1441Late Middle Ages
1441·East Asia·Science

Sejong Commissions Rain Gauge

King Sejong of Korea ordered the construction of standardized bronze rain gauges to be distributed across the kingdom's provinces, making Joseon the first state in all of recorded history to systematically measure rainfall on a national scale. Data was collected at each station and reported to the capital to improve agricultural planning and flood prediction. Korean science under Sejong's patronage was, by any honest measure, the most empirically advanced government program of its century.

1441Late Middle Ages
1441·North America·War

Mayapan Falls in Yucatan

The last centralized Maya political authority, the walled city of Mayapan in the northern Yucatan, was sacked and permanently abandoned following a violent revolt by the Xiu lineage against the ruling Cocom dynasty. The peninsula fragmented into sixteen quarreling small kingdoms that would still be fighting each other with obsidian-edged clubs when the Spanish arrived eighty years later.
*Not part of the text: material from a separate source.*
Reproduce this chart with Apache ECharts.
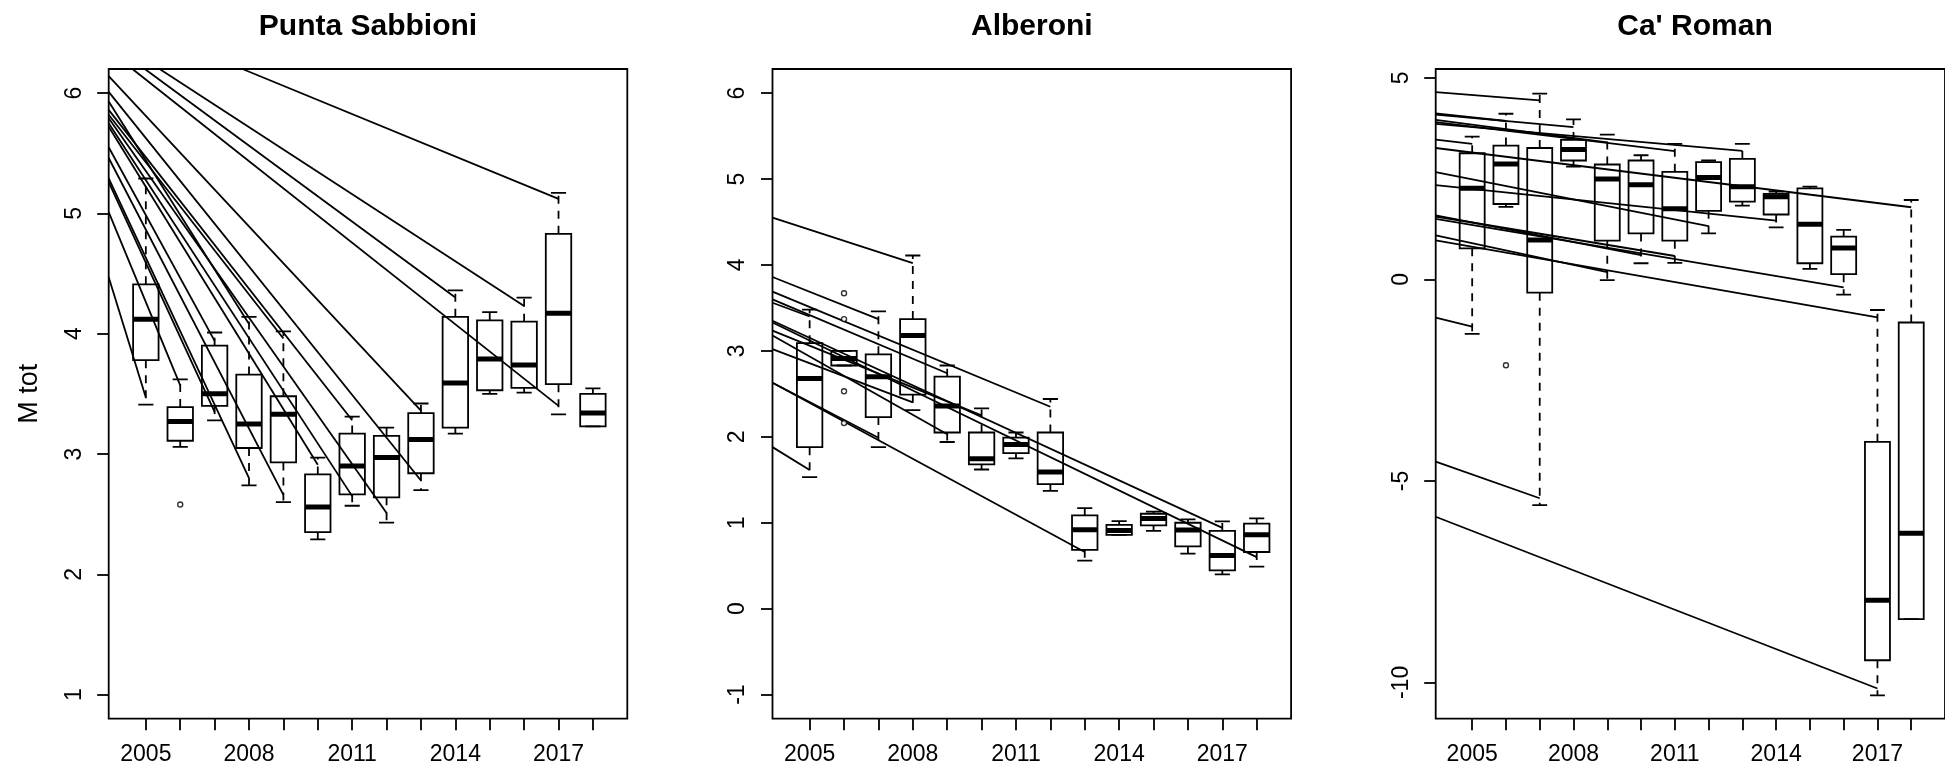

Any remaining hope of Maya political unity was finished.

1441Late Middle Ages
1441·Europe·Culture

Eton College Founded

Henry VI laid the foundation stone for a college at Eton to educate seventy poor scholars in preparation for his companion foundation at King's College, Cambridge. The king's own mental fragility never slowed the building. Eton would outlast his dynasty and all subsequent English dynasties, training future prime ministers for six centuries.